Write again exactly the lines in the listing below, starting at the line with "Recreate this image" and ending at the line with "from matplotlib.patches import Rectangle", both included. Pictures are not copied.

| Code that draws figures |
----------

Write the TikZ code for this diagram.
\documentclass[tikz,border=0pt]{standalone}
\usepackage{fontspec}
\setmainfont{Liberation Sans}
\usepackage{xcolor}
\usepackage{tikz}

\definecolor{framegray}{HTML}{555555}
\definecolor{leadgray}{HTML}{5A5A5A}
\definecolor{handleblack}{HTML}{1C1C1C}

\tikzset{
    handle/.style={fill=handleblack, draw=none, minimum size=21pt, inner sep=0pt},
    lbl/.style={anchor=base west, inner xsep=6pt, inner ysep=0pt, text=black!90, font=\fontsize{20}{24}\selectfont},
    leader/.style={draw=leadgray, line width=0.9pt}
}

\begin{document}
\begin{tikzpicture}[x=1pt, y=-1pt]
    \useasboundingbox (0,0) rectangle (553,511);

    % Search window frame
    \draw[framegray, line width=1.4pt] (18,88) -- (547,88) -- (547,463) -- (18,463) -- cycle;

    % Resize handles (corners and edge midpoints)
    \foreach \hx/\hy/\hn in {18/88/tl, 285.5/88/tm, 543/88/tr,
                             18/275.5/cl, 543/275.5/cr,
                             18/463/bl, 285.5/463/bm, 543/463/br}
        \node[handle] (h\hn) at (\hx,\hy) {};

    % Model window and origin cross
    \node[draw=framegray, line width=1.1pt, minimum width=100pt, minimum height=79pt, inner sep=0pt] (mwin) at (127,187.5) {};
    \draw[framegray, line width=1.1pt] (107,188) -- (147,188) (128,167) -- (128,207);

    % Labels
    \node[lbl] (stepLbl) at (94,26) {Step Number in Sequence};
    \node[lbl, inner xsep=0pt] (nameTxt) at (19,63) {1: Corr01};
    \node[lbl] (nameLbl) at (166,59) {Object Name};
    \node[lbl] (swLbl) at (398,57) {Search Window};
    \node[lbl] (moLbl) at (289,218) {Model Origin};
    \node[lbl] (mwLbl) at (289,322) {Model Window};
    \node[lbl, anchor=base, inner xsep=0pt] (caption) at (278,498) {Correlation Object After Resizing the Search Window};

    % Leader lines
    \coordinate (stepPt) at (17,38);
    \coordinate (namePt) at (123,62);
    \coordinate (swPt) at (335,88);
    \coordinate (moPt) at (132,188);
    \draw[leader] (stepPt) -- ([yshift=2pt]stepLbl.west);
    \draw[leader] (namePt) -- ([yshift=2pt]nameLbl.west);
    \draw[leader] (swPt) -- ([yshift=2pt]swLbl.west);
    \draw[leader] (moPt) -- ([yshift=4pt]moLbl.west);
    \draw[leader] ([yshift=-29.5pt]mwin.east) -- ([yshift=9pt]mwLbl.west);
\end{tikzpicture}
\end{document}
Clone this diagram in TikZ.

----------

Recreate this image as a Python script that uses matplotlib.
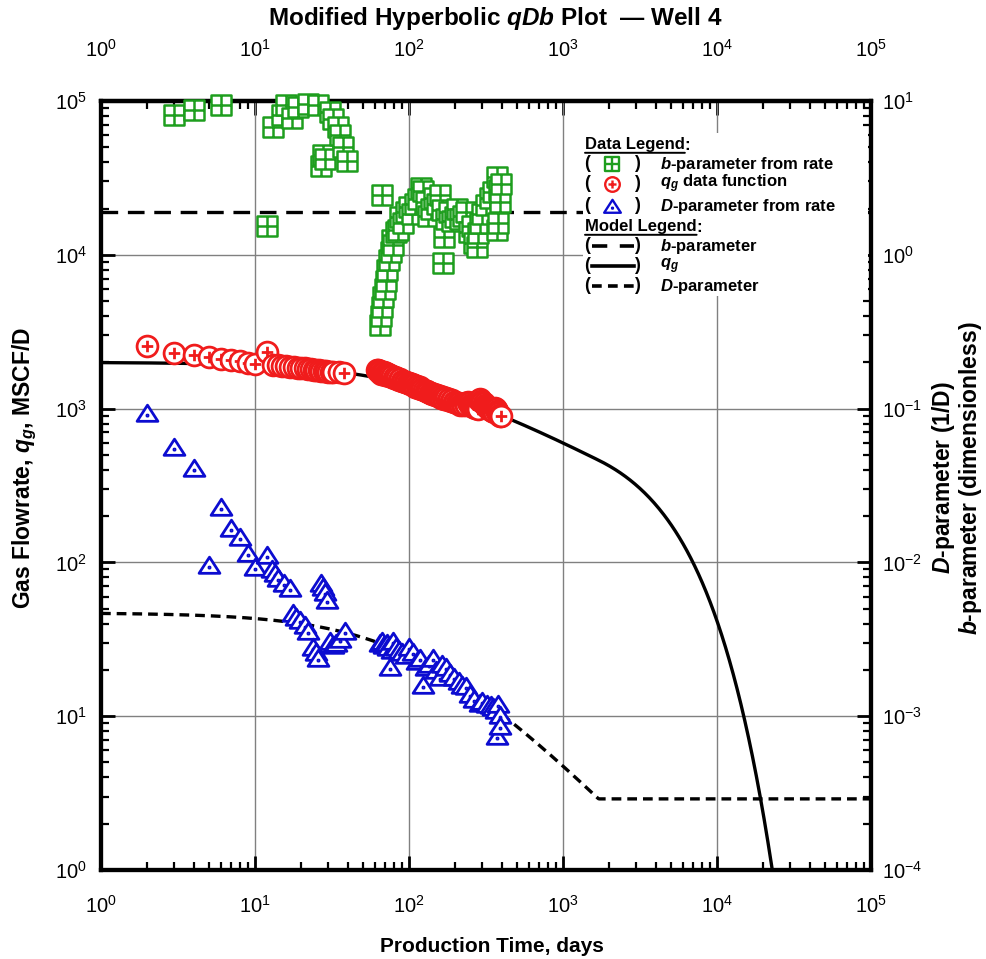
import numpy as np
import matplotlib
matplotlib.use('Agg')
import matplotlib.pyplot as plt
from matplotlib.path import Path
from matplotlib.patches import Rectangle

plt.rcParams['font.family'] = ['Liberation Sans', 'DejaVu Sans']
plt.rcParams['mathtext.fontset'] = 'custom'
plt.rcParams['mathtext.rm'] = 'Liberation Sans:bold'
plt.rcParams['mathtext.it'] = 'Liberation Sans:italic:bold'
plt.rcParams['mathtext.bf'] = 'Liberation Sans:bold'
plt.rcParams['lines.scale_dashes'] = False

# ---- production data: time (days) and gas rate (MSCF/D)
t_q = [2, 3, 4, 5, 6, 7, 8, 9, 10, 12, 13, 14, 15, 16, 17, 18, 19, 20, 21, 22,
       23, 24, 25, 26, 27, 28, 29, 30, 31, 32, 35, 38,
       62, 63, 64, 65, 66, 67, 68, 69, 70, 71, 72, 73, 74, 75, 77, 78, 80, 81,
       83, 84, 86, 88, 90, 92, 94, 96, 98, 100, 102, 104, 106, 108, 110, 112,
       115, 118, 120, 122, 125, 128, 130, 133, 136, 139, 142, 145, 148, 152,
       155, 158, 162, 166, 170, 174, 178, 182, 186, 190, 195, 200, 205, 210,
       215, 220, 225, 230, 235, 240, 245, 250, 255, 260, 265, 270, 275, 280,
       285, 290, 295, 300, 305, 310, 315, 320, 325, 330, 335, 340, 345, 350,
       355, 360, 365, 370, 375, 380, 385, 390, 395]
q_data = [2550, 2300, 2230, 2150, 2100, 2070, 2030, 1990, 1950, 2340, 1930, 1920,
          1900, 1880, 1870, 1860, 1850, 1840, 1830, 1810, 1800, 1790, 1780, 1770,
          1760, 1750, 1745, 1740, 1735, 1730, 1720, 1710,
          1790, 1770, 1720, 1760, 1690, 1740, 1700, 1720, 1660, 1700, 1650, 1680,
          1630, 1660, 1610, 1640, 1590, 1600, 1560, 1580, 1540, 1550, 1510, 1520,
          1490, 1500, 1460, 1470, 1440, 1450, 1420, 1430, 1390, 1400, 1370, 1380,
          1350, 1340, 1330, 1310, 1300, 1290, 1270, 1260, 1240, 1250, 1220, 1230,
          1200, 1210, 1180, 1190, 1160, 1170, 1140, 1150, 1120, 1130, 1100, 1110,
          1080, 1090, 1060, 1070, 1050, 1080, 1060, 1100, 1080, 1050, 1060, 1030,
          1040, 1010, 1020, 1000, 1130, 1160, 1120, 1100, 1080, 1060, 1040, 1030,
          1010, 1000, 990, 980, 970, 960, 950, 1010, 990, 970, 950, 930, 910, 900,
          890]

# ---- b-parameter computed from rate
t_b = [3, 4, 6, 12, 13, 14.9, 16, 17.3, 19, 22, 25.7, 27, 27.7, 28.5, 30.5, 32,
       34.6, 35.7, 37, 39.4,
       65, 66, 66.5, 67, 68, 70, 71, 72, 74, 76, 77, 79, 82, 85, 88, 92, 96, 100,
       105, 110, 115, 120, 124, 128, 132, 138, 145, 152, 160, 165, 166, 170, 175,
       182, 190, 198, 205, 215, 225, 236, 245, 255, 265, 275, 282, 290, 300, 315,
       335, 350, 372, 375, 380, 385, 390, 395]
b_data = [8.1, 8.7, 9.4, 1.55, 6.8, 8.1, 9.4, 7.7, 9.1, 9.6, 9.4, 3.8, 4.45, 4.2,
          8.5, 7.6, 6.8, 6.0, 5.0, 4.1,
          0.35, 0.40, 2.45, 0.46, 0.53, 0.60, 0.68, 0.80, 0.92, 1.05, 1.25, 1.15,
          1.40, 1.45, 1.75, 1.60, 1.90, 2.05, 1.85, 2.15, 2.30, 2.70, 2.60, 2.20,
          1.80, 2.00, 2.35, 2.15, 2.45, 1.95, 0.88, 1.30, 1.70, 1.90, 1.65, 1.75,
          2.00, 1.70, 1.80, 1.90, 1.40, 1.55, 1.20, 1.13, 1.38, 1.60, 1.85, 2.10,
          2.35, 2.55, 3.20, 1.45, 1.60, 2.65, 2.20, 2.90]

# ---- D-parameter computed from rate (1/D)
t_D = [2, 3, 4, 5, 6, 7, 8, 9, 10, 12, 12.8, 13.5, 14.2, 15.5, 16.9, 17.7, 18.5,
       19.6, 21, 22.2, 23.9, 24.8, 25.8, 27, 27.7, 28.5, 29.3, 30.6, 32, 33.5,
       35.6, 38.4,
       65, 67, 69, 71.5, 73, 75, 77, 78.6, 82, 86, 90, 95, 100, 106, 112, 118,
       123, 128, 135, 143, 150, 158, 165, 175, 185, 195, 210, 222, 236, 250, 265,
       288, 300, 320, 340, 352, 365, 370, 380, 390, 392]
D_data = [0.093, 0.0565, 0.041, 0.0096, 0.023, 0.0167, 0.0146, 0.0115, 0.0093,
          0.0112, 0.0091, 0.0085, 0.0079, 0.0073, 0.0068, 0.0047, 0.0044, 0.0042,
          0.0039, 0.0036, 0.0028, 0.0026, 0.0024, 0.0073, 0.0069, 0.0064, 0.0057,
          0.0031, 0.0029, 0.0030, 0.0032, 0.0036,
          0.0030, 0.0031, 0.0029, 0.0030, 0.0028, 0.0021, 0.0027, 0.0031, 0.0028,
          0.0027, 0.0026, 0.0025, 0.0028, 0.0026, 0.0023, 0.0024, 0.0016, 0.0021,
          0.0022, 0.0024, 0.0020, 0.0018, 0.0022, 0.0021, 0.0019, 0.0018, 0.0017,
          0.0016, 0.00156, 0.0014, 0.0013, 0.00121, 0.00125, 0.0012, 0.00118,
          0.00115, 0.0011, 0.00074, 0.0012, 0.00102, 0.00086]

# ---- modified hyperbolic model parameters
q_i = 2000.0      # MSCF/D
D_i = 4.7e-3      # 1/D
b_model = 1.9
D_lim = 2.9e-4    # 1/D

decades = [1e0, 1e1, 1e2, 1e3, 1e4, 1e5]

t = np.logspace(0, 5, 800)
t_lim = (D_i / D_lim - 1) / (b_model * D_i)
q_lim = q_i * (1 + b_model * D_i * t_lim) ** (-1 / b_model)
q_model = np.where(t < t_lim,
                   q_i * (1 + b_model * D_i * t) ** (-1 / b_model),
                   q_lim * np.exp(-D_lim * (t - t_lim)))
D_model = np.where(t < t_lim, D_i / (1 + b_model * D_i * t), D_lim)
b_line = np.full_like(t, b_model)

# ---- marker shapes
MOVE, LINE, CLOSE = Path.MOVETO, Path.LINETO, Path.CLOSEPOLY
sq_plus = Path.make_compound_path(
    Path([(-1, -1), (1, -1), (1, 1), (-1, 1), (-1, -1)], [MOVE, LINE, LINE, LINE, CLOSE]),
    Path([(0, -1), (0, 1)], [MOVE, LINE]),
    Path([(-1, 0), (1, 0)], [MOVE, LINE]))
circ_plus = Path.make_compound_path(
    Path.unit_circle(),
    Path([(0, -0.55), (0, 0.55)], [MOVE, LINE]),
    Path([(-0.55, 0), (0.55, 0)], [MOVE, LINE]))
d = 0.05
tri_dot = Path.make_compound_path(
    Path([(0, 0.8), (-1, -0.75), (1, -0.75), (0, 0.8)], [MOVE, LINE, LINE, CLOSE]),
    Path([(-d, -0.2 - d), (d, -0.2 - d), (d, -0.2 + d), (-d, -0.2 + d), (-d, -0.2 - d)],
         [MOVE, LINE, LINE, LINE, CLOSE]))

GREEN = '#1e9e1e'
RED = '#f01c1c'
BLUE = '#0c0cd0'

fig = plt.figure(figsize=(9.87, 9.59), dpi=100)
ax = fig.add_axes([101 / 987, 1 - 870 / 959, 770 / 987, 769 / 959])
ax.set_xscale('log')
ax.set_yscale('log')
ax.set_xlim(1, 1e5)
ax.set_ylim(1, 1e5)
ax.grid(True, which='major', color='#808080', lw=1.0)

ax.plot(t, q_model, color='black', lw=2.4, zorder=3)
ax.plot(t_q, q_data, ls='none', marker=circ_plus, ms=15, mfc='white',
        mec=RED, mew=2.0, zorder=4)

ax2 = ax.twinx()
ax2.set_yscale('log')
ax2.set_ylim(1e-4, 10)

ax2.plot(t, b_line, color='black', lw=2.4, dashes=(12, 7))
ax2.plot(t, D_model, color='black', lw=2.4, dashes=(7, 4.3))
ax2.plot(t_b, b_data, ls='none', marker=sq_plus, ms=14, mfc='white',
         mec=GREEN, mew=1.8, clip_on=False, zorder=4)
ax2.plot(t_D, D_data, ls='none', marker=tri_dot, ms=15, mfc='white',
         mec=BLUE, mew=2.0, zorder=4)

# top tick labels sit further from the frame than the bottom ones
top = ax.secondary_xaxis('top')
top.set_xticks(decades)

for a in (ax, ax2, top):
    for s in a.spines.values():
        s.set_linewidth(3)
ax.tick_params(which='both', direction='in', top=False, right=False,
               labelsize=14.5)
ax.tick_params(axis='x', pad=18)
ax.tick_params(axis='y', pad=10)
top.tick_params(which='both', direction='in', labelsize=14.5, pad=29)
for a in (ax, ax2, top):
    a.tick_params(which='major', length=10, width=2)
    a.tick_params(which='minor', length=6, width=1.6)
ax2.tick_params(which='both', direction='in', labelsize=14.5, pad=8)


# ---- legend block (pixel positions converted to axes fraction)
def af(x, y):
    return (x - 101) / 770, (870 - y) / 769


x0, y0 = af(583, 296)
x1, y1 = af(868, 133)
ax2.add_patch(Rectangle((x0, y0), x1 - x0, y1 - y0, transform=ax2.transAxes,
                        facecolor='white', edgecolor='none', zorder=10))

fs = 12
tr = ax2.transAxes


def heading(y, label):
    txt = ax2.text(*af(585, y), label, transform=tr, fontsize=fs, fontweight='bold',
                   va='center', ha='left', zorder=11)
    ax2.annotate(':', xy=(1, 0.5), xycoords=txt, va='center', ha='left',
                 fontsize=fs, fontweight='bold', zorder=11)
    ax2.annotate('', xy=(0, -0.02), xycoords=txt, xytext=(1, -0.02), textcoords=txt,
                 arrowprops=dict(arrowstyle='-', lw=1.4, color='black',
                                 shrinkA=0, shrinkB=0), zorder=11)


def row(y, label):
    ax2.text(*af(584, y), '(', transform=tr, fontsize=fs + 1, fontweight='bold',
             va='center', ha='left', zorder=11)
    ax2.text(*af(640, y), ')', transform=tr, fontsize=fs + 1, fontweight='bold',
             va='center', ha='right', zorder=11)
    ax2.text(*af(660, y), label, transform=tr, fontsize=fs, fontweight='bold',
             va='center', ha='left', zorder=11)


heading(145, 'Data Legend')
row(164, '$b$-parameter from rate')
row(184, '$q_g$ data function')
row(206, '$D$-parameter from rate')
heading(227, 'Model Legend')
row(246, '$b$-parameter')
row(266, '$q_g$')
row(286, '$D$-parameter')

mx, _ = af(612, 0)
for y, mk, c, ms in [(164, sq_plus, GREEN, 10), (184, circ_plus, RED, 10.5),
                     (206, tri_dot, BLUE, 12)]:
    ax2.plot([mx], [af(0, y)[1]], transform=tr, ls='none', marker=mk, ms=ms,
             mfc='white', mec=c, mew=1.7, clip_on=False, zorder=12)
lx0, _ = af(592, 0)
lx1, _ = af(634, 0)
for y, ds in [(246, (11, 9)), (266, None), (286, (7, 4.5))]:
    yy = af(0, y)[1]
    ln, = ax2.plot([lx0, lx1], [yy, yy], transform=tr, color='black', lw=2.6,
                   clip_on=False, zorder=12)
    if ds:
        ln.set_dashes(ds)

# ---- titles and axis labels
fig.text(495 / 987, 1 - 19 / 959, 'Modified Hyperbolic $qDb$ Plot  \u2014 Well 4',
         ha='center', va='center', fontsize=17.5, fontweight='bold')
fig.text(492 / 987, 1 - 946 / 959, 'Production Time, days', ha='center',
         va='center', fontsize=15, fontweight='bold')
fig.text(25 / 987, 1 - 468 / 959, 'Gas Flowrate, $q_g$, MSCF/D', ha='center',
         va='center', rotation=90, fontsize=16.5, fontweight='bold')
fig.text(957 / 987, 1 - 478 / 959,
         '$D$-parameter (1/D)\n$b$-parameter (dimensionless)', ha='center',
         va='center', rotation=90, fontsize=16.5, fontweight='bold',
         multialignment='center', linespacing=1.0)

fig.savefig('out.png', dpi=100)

----------

| Reply to the exercise |
Recreate this image as a Python script that uses matplotlib.
import numpy as np
import matplotlib
matplotlib.use('Agg')
import matplotlib.pyplot as plt
from matplotlib.path import Path
from matplotlib.patches import Rectangle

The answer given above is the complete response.